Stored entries

★ ★ ★ ★

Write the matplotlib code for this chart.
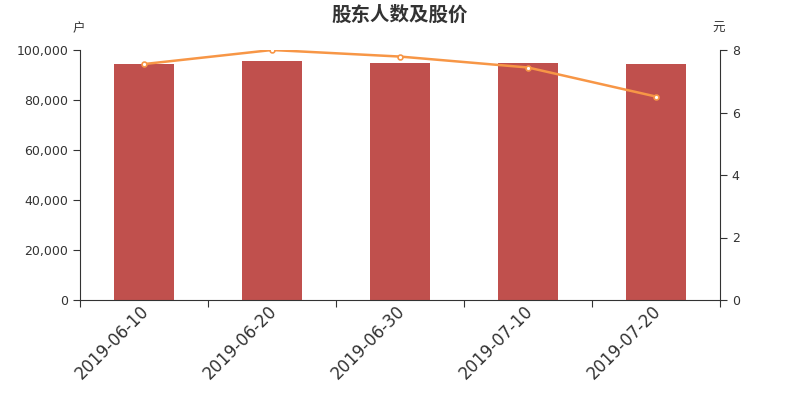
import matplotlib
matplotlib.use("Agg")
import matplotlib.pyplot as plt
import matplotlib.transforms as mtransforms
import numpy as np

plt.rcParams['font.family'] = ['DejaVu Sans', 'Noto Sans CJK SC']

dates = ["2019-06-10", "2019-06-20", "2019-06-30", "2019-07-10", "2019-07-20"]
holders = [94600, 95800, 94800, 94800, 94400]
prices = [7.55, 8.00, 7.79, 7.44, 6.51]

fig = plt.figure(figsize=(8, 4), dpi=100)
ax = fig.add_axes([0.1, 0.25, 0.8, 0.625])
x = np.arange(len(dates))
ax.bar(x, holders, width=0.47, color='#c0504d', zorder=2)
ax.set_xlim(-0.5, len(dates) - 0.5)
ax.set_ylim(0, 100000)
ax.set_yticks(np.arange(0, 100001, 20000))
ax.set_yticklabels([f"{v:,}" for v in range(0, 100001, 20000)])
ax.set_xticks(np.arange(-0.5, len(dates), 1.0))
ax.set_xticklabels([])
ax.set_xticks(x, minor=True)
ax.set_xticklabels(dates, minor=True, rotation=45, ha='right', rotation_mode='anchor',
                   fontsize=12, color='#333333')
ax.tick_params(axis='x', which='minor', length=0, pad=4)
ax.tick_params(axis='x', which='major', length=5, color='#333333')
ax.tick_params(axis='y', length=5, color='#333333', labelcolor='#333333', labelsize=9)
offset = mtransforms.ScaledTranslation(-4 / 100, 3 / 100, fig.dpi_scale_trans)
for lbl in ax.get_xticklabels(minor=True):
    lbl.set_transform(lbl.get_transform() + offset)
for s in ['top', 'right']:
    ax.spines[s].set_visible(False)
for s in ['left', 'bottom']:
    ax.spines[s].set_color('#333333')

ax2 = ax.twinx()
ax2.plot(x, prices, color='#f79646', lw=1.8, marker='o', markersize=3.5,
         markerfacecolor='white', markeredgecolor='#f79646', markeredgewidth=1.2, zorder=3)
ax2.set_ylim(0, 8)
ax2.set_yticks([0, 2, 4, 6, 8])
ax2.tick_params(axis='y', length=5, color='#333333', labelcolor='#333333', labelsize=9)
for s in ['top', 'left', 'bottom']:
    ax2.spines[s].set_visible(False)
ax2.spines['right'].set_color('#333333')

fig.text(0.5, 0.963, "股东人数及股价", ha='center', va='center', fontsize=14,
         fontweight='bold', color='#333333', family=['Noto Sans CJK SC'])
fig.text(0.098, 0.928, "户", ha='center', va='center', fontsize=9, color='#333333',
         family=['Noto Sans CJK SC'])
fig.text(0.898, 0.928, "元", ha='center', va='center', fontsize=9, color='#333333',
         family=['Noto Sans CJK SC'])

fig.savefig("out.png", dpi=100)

★ ★ ★ ★

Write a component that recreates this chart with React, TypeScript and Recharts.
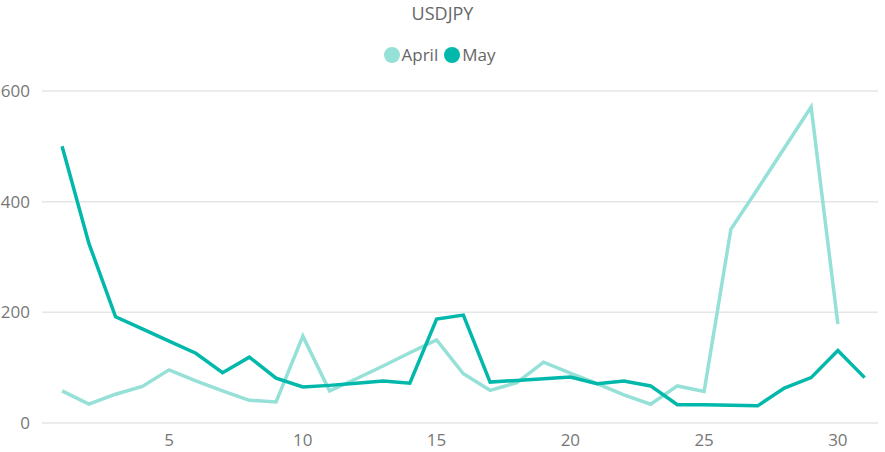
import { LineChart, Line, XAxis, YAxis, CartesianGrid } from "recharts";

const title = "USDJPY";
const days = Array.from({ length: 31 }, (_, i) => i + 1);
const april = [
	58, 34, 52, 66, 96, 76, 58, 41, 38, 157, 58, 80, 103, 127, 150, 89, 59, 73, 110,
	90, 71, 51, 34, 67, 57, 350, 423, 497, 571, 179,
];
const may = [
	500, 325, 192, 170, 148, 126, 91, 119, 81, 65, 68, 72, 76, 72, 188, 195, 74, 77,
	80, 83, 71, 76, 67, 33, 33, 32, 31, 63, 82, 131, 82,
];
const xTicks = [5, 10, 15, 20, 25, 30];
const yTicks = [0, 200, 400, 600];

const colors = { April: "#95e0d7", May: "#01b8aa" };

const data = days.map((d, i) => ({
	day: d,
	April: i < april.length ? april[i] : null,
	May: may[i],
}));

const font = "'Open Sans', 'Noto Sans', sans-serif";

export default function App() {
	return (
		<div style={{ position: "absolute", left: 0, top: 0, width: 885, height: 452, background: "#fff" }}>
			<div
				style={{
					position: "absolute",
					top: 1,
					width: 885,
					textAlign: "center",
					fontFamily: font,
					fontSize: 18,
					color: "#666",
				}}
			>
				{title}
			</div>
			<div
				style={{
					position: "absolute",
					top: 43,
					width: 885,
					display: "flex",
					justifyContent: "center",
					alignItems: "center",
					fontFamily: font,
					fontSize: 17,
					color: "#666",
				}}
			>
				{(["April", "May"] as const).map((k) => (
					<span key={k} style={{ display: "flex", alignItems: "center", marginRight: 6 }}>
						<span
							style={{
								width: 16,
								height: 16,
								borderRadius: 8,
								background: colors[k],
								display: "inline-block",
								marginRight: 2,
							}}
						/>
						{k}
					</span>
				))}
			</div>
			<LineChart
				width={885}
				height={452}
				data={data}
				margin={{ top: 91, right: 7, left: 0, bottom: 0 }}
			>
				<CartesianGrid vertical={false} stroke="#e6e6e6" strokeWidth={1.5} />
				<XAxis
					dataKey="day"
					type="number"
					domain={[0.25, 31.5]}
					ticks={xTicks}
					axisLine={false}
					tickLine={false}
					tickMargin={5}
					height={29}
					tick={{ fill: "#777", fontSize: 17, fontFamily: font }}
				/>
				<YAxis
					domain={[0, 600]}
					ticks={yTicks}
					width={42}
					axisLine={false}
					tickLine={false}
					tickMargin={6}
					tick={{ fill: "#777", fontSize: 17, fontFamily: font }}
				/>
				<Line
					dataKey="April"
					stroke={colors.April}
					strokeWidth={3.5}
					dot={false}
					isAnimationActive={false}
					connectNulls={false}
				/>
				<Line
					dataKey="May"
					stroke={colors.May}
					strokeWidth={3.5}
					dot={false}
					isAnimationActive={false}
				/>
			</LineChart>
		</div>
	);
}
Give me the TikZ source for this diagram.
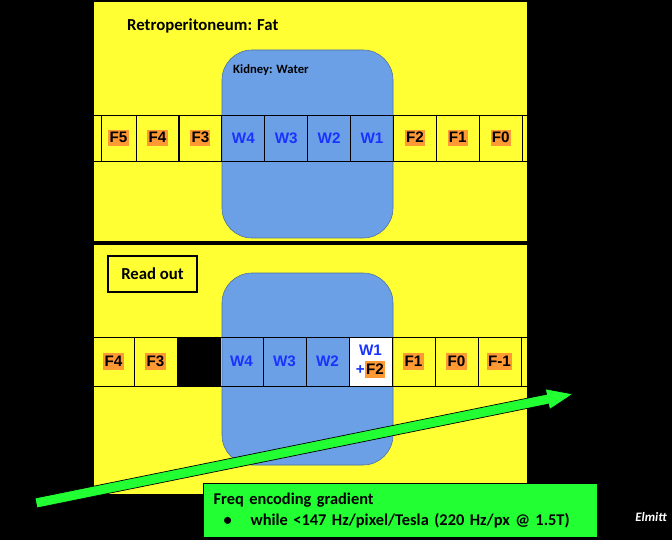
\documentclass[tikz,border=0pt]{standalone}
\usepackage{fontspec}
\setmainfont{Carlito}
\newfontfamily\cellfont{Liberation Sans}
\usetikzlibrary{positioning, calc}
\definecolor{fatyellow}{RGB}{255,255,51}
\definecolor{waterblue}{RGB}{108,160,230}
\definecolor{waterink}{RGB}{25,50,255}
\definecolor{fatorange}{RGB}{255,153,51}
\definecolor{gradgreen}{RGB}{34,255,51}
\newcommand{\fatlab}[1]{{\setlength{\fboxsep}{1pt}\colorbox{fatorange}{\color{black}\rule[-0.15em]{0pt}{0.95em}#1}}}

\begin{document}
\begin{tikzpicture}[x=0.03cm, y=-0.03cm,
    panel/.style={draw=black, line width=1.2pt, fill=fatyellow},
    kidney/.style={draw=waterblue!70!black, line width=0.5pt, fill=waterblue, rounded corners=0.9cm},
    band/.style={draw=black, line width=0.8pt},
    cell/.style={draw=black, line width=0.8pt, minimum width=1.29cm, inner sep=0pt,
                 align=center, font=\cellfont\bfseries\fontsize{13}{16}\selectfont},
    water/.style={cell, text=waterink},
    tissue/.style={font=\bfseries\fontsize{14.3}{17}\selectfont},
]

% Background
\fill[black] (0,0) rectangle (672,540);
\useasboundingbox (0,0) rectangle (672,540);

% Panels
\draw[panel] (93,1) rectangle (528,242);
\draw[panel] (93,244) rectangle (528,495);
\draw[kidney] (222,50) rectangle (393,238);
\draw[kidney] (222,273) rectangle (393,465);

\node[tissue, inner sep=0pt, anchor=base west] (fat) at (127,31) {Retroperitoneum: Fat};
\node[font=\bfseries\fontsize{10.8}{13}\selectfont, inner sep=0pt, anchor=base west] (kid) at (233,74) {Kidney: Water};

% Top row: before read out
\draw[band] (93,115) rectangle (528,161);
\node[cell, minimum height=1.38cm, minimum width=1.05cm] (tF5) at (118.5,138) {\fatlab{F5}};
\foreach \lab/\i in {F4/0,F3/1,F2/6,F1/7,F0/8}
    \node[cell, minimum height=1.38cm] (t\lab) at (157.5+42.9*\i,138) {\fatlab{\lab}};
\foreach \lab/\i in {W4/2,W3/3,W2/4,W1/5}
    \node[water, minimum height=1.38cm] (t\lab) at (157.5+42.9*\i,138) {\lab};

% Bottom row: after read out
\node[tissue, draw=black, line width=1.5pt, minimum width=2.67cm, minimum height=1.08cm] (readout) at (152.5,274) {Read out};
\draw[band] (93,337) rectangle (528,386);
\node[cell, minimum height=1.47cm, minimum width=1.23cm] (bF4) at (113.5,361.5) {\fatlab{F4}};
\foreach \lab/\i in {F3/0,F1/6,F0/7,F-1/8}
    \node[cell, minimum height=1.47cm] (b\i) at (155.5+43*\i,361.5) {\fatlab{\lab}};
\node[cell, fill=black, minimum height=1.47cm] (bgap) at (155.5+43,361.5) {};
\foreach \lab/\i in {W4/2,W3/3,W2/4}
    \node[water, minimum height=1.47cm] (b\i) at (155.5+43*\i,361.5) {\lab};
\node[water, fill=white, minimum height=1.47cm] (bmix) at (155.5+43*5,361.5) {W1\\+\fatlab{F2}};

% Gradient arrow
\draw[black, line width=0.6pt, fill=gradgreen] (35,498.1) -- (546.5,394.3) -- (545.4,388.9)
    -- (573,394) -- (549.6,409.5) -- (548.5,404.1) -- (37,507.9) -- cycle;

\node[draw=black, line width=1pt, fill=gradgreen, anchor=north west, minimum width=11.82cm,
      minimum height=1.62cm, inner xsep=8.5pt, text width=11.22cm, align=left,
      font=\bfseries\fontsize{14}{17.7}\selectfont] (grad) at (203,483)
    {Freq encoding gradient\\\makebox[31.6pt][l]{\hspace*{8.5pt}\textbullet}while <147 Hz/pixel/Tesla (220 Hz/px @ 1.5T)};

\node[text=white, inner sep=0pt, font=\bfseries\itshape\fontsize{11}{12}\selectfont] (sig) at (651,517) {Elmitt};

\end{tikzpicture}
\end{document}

★ ★ ★ ★

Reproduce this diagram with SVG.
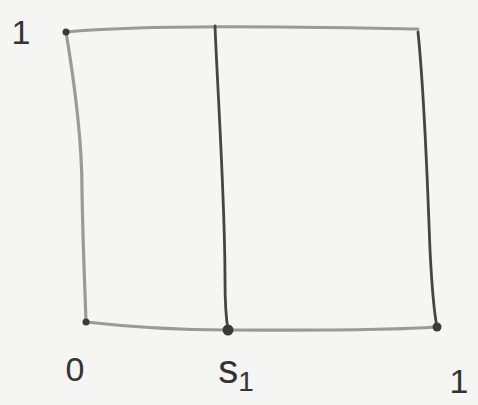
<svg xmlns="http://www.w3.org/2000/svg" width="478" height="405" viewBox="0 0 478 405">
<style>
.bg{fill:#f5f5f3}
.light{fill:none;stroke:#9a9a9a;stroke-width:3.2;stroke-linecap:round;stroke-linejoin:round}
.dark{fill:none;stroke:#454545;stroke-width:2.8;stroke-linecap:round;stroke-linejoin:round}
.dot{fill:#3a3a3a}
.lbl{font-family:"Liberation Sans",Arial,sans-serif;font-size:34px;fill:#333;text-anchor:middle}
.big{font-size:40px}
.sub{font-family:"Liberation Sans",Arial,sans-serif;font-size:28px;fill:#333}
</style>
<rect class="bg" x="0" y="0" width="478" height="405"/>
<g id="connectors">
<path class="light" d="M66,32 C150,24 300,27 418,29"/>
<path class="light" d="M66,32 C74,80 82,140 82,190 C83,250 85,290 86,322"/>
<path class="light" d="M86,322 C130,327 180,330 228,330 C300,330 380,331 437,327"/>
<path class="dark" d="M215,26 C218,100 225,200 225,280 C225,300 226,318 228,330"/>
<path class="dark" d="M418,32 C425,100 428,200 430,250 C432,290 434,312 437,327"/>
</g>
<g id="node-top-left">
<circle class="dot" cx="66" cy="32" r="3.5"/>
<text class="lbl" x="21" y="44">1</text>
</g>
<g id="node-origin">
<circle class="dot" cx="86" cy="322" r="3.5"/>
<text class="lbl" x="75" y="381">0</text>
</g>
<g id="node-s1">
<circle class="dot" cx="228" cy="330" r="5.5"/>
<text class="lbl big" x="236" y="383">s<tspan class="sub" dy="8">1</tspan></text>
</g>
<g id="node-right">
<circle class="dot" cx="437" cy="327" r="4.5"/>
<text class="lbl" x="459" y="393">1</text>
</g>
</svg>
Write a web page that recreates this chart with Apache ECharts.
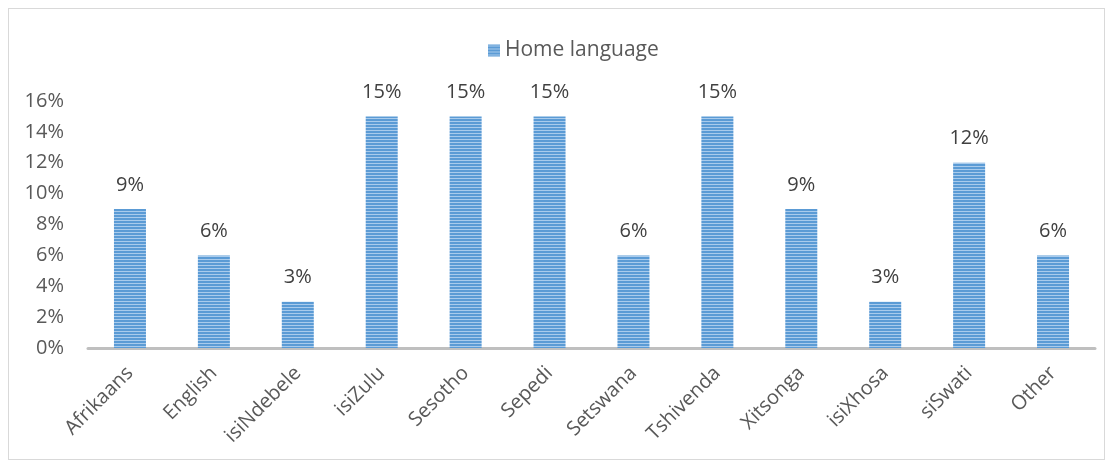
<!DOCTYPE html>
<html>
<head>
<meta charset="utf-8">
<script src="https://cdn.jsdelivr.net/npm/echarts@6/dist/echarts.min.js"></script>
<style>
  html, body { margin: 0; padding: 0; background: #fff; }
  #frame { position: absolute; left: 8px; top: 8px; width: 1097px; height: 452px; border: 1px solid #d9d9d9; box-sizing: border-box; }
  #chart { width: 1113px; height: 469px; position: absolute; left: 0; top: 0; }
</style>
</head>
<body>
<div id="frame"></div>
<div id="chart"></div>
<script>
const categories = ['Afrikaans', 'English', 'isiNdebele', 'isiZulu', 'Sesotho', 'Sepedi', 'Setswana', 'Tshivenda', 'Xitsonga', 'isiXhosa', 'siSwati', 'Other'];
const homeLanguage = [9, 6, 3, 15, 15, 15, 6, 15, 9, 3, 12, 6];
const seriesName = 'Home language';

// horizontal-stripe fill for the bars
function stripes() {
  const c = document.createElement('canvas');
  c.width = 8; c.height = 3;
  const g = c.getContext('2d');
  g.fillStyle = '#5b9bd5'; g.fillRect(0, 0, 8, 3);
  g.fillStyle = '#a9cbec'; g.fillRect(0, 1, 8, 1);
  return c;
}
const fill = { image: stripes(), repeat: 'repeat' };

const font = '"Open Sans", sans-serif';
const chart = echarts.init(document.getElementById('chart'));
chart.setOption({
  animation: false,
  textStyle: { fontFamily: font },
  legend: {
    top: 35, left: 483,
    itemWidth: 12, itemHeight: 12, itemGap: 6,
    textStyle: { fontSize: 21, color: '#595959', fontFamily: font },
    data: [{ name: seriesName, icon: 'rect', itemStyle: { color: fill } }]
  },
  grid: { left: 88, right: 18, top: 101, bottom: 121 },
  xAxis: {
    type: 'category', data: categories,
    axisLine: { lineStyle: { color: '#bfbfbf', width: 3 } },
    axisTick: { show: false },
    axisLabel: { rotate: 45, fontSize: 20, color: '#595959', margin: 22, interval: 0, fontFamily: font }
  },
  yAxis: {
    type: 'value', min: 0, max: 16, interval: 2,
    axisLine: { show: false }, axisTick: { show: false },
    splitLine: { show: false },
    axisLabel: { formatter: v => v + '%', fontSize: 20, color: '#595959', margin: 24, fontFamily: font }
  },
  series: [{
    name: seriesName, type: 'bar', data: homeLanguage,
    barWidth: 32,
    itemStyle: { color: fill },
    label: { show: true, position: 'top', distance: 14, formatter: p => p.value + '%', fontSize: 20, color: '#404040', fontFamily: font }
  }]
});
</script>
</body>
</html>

★ ★ ★ ★

• SHORT EXERCISE
Of all the lines in the listing above, how many contain the word "matplotlib"? Answer with the number alone.

• THE REPLY
5